Is this actually beneficial than, say having a bunch of smaller ones communicating on a bus? Apart from space constraints that is.

zamadatix 7 days ago

It's a single wafer, not a single compute core. A familiar equivalent might be putting 192 cores in a single Epyc CPU (or, more to be more technically accurate, the group of cores in a single CCD) rather than trying to interconnect 192 separate single core CPUs externally with each other.
santaboom 7 days ago

Yes, bandwidth within a chip is much higher than on a bus.

larodi 7 days ago

Is all of it one chip? Seems like a waffer with several at least?

txyx303 7 days ago

Those are scribe lines where you usually would cut out chips which is why it resembles multiple chips.
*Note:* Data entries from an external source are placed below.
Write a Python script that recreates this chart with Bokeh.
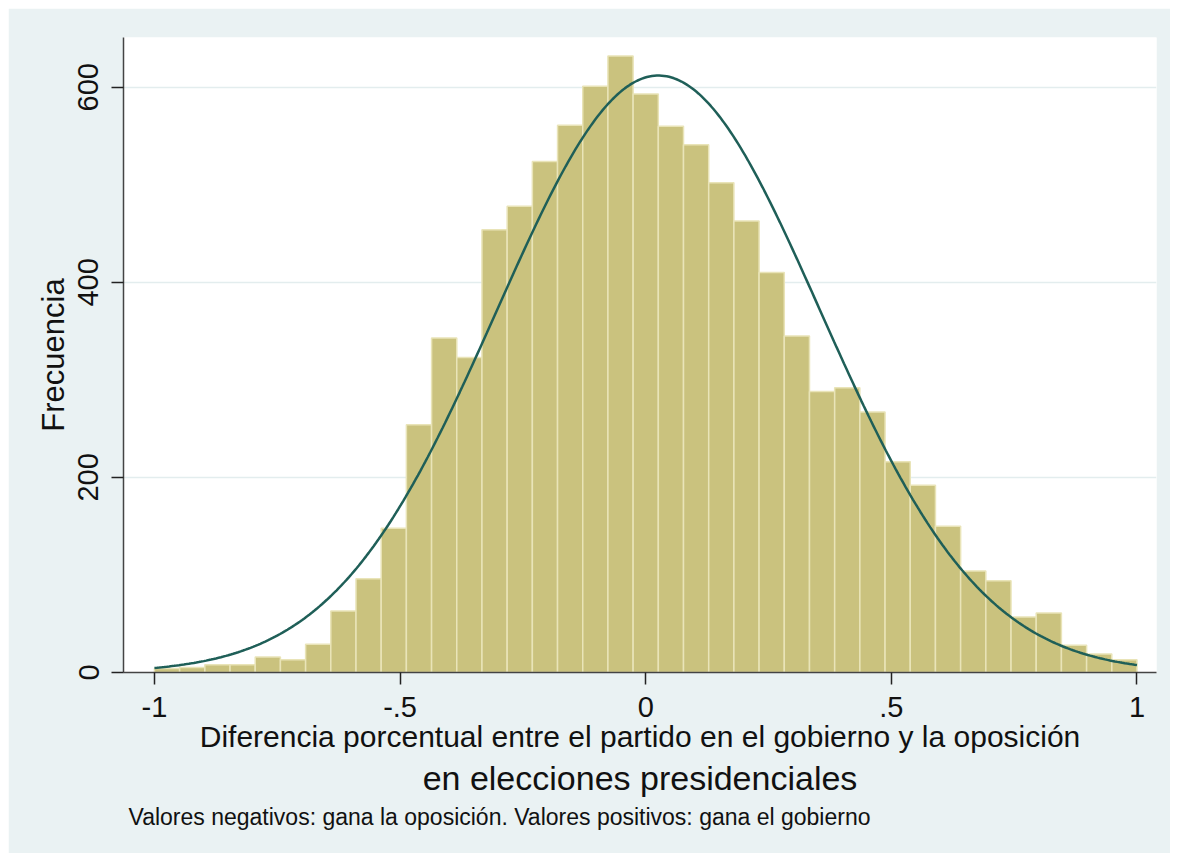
import numpy as np
from bokeh.plotting import figure
from bokeh.layouts import column, row
from bokeh.models import Range1d, FixedTicker, Title, Spacer
from bokeh.embed import file_html
from bokeh.resources import INLINE

# Histogram counts (39 bins from -1 to 1)
counts = [4, 5, 8, 8, 16, 13, 29, 63, 96, 148,
          254, 343, 323, 454, 478, 524, 561, 601, 632, 593,
          560, 541, 502, 463, 410, 345, 288, 292, 267, 216,
          192, 150, 104, 94, 57, 61, 28, 19, 13]
x_min, x_max = -1.0, 1.0

# Normal-density overlay parameters
curve_mean = 0.026
curve_sd = 0.329
curve_peak = 612

x_ticks = [-1, -0.5, 0, 0.5, 1]
x_tick_labels = ["-1", "-.5", "0", ".5", "1"]
y_ticks = [0, 200, 400, 600]

x_title = "Diferencia porcentual entre el partido en el gobierno y la oposición"
x_title2 = "en elecciones presidenciales"
y_title = "Frecuencia"
note = "Valores negativos: gana la oposición. Valores positivos: gana el gobierno"

FONT = "Liberation Sans"
BG = "#EAF2F3"
BAR = "#CAC27E"
BAR_EDGE = "#E9E4B8"
CURVE = "#1F5F58"

n_bins = len(counts)
edges = np.linspace(x_min, x_max, n_bins + 1)

p = figure(width=1162, height=845, output_backend="svg", toolbar_location=None,
           x_range=Range1d(-1.063, 1.0397), y_range=Range1d(0, 651),
           min_border_left=115, min_border_right=14, min_border_top=29,
           min_border_bottom=181)
p.background_fill_color = "white"
p.border_fill_color = BG
p.outline_line_color = None

p.quad(left=edges[:-1], right=edges[1:], bottom=0, top=counts,
       fill_color=BAR, line_color=BAR_EDGE, line_width=1.5)

xs = np.linspace(x_min, x_max, 400)
ys = curve_peak * np.exp(-0.5 * ((xs - curve_mean) / curve_sd) ** 2)
p.line(xs, ys, line_color=CURVE, line_width=2.5)

# axes
for ax in (p.xaxis[0], p.yaxis[0]):
    ax.axis_line_color = "#444444"
    ax.axis_line_width = 1.5
    ax.major_tick_line_color = "#222222"
    ax.major_tick_line_width = 1.5
    ax.major_tick_out = 12
    ax.major_tick_in = 0
    ax.minor_tick_line_color = None
    ax.major_label_text_font = FONT
    ax.major_label_text_font_size = "29px"
    ax.major_label_text_color = "#111111"
    ax.axis_label_text_font = FONT
    ax.axis_label_text_font_style = "normal"
    ax.axis_label_text_color = "#111111"

p.xaxis.ticker = FixedTicker(ticks=x_ticks)
p.xaxis.major_label_overrides = {t: l for t, l in zip(x_ticks, x_tick_labels)}
p.xaxis.major_label_standoff = 12
p.xaxis.axis_label = x_title
p.xaxis.axis_label_text_font_size = "30px"
p.xaxis.axis_label_standoff = 0

p.yaxis.ticker = FixedTicker(ticks=y_ticks)
p.yaxis.major_label_orientation = "vertical"
p.yaxis.major_label_standoff = 13
p.yaxis.axis_label = y_title
p.yaxis.axis_label_text_font_size = "31px"
p.yaxis.axis_label_standoff = 5

p.xgrid.grid_line_color = None
p.ygrid.ticker = FixedTicker(ticks=[200, 400, 600])
p.ygrid.grid_line_color = "#E3EDEE"
p.ygrid.grid_line_width = 1.5

# second line of the x title and the note, stacked below the x axis
p.add_layout(Title(text=x_title2, align="center", offset=5, text_font=FONT,
                   text_font_size="34px", text_font_style="normal",
                   text_color="#111111", standoff=3), "below")
p.add_layout(Title(text=note, align="left", offset=5, text_font=FONT,
                   text_font_size="23px", text_font_style="normal",
                   text_color="#111111", standoff=6), "below")

layout = column(Spacer(height=8), row(Spacer(width=8), p))
open("out.html", "w").write(file_html(layout, INLINE))
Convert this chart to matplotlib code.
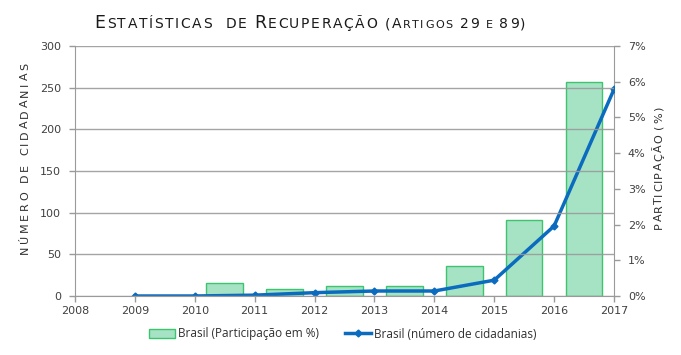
import matplotlib
matplotlib.use("Agg")
import matplotlib.pyplot as plt
import numpy as np
from matplotlib.font_manager import FontProperties

years = [2008, 2009, 2010, 2011, 2012, 2013, 2014, 2015, 2016, 2017]
line_years = [2009, 2010, 2011, 2012, 2013, 2014, 2015, 2016, 2017]
cidadanias = [0, 0, 1, 4, 6, 6, 19, 84, 248]
bar_years = [2010, 2011, 2012, 2013, 2014, 2015, 2016]
participacao = [0.36, 0.19, 0.29, 0.29, 0.83, 2.12, 5.98]
left_ticks = [0, 50, 100, 150, 200, 250, 300]
right_ticks = [0, 1, 2, 3, 4, 5, 6, 7]

W, H = 681, 355
fig = plt.figure(figsize=(W / 100, H / 100), dpi=100)
ax1 = fig.add_axes([75 / W, 1 - 296 / H, (614 - 75) / W, (296 - 46) / H])
ax2 = ax1.twinx()
ax1.set_zorder(ax2.get_zorder() + 1)
ax1.patch.set_visible(False)

gray = "#9a9a9a"
txt = "#404040"

# bars (right axis), centered between year ticks
xb = [y + 0.5 for y in bar_years]
ax2.bar(xb, participacao, width=0.61, color="#a6e3c4", edgecolor="#3cc46e",
        linewidth=1.0, label="Brasil (Participação em %)")
ax2.set_ylim(0, 7)
ax2.set_yticks(right_ticks)
ax2.set_yticklabels([f"{t}%" for t in right_ticks])

ln, = ax1.plot(line_years, cidadanias, color="#0a6bbf", lw=2.5, marker="D",
               markersize=3.5, label="Brasil (número de cidadanias)")
ax1.set_ylim(0, 300)
ax1.set_yticks(left_ticks)
ax1.set_xlim(2008, 2017)
ax1.set_xticks(years)
ax1.grid(axis="y", color=gray, lw=1.0, alpha=0.9)
ax1.set_axisbelow(False)

for a in (ax1, ax2):
    a.spines["top"].set_visible(False)
    for s in ("left", "right", "bottom"):
        a.spines[s].set_color(gray)
    a.tick_params(colors=gray, labelcolor=txt, labelsize=8, length=4, width=1)
ax2.spines["left"].set_visible(False)
ax2.spines["bottom"].set_visible(False)
ax1.spines["right"].set_visible(False)
ax1.tick_params(axis="x", pad=3)
ax1.tick_params(axis="y", pad=6)
ax2.tick_params(axis="y", pad=6)

# legend
handles = [ax2.containers[0], ln]
leg = fig.legend(handles, [h.get_label() for h in handles], loc="center",
                 bbox_to_anchor=(343 / W, 1 - 334 / H), ncol=2, frameon=False,
                 prop={"family": "Open Sans", "size": 8.5}, handlelength=2.2,
                 columnspacing=2.2, handletextpad=0.25)
for t in leg.get_texts():
    t.set_color("#303030")

renderer = fig.canvas.get_renderer()


def spaced(pieces, x, y, track, rotation=0, color="#303030", family="DejaVu Sans"):
    widths = []
    for ch, sz in pieces:
        fp = FontProperties(family=family, size=sz)
        if ch == " ":
            w, _, _ = renderer.get_text_width_height_descent("a a", fp, ismath=False)
            w2, _, _ = renderer.get_text_width_height_descent("aa", fp, ismath=False)
            w = w - w2
        else:
            w, _, _ = renderer.get_text_width_height_descent(ch, fp, ismath=False)
        widths.append(w)
    total = sum(widths) + track * (len(pieces) - 1)
    pos = -total / 2
    for (ch, sz), w in zip(pieces, widths):
        c = pos + w / 2
        if rotation == 0:
            fig.text((x + c) / W, 1 - y / H, ch, size=sz, family=family, color=color,
                     ha="center", va="baseline")
        else:
            fig.text(x / W, 1 - (y - c) / H, ch, size=sz, family=family, color=color,
                     ha="center", va="center", rotation=90, rotation_mode="anchor")
        pos += w + track


def smallcaps(s, big, small):
    out = []
    for ch in s:
        if ch.isupper() or ch.isdigit() or ch in "()":
            out.append((ch, big))
        else:
            out.append((ch.upper(), small))
    return out


spaced(smallcaps("Estatísticas  de Recuperação", 12.5, 10) +
       [(" ", 9.5)] + smallcaps("(Artigos 29 e 89)", 10, 8),
       310, 28, 1.6, color="#1a1a1a")

spaced([(c, 8) for c in "NÚMERO DE CIDADANIAS"], 25, 158, 2.6, rotation=90, color="#303030")
spaced([(c, 8) for c in "PARTICIPAÇÃO (%)"], 659, 168, 1.2, rotation=90, color="#303030")

fig.savefig("out.png", dpi=100)
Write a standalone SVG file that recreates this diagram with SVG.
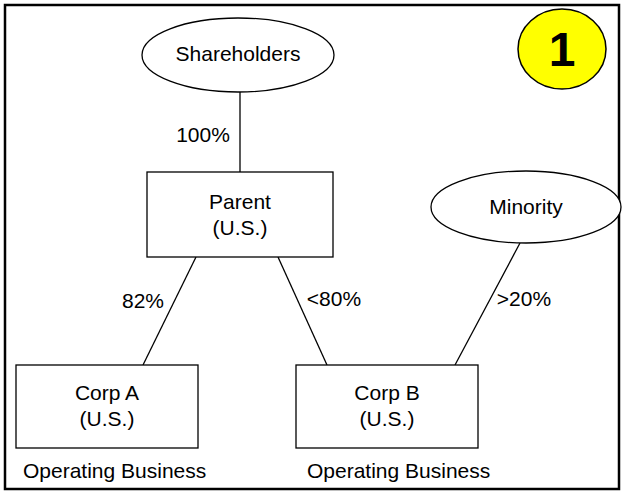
<svg xmlns="http://www.w3.org/2000/svg" width="624" height="495" viewBox="0 0 624 495">
<style>
text{font-family:"Liberation Sans",Arial,sans-serif;font-size:21px;fill:#000}
.shape{fill:#fff;stroke:#000;stroke-width:1.3}
.c{text-anchor:middle}
.conn line{stroke:#000;stroke-width:1.3}
</style>
<rect x="0" y="0" width="624" height="495" fill="#fff"/>
<rect x="5" y="5" width="614" height="484" fill="none" stroke="#000" stroke-width="2.5"/>
<g id="conns" class="conn">
<line x1="240" y1="92" x2="240" y2="172"/>
<line x1="196" y1="257" x2="143" y2="365"/>
<line x1="278" y1="257" x2="327" y2="365"/>
<line x1="520" y1="243" x2="455" y2="365"/>
</g>
<g id="labels">
<text x="203" y="142" class="c">100%</text>
<text x="143" y="308" class="c">82%</text>
<text x="334" y="306" class="c">&lt;80%</text>
<text x="524" y="306" class="c">&gt;20%</text>
</g>
<g id="shareholders">
<ellipse cx="238" cy="55" rx="96" ry="37" class="shape"/>
<text x="238" y="61" class="c">Shareholders</text>
</g>
<g id="badge">
<ellipse cx="562" cy="49" rx="44" ry="40" fill="#ff0" stroke="#000" stroke-width="1.5"/>
<text x="562" y="66" class="c" style="font-size:48px;font-weight:bold">1</text>
</g>
<g id="parent">
<rect x="147" y="172" width="186" height="85" class="shape"/>
<text x="240" y="209" class="c">Parent</text>
<text x="240" y="235" class="c">(U.S.)</text>
</g>
<g id="minority">
<ellipse cx="526" cy="207" rx="95" ry="36" class="shape"/>
<text x="526" y="214" class="c">Minority</text>
</g>
<g id="corpA">
<rect x="16" y="365" width="182" height="83" class="shape"/>
<text x="107" y="400" class="c">Corp A</text>
<text x="107" y="426" class="c">(U.S.)</text>
<text x="23" y="478">Operating Business</text>
</g>
<g id="corpB">
<rect x="296" y="365" width="182" height="83" class="shape"/>
<text x="387" y="400" class="c">Corp B</text>
<text x="387" y="426" class="c">(U.S.)</text>
<text x="307" y="478">Operating Business</text>
</g>
</svg>
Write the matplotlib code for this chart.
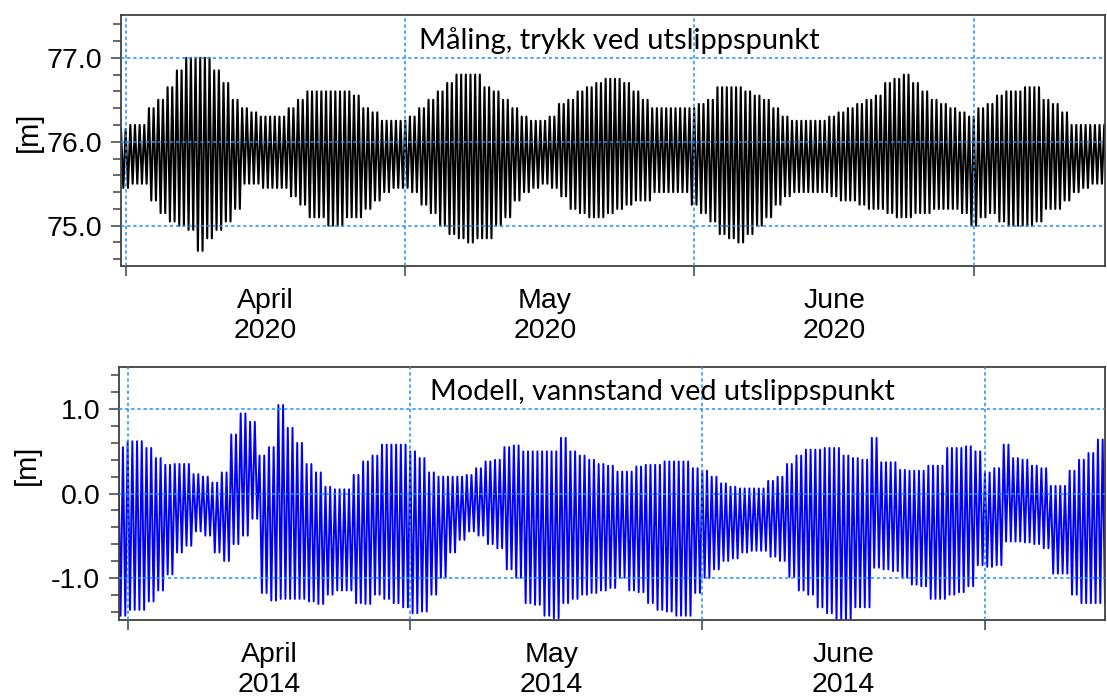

However, they work with TSMC to etch across them.

kreelman 7 days ago

Wooshka.

I hope they've got good heat sinks... and I hope they've plugged into renewable energy feeds...

thrance 7 days ago

Fresh water and gas turbines, I'm afraid...
King-Aaron 7 days ago
Nope! It's gas turbines
- atonse 7 days ago
  
  For now. And also largely because it's easier to get that up and running than the alternative.
  Eventually, as we ramp up on domestic solar production, (and even if we get rid of solar tariffs for a short period of time maybe?), the numbers will make them switch to renewable energy.
- quaintdev 7 days ago
  
  [flagged]

xnx 7 days ago

Bigger != Better

odiroot 7 days ago

I can imagine how terribly bad their yield must be. One little mistake and the whole "chip" is a goner.

tshaddox 7 days ago
They have a blog post called "100x Defect Tolerance: How Cerebras Solved the Yield Problem":
https://www.cerebras.ai/blog/100x-defect-tolerance-how-cereb...
- svnt 7 days ago
  
  One thing is really bothering me: they show these tiny cores, but in the wafer comparison image, they chose to show their full chip as a square bounded by the circle of the wafer. Even the prior GPU arch tiled into the arcs of the circle. What gives?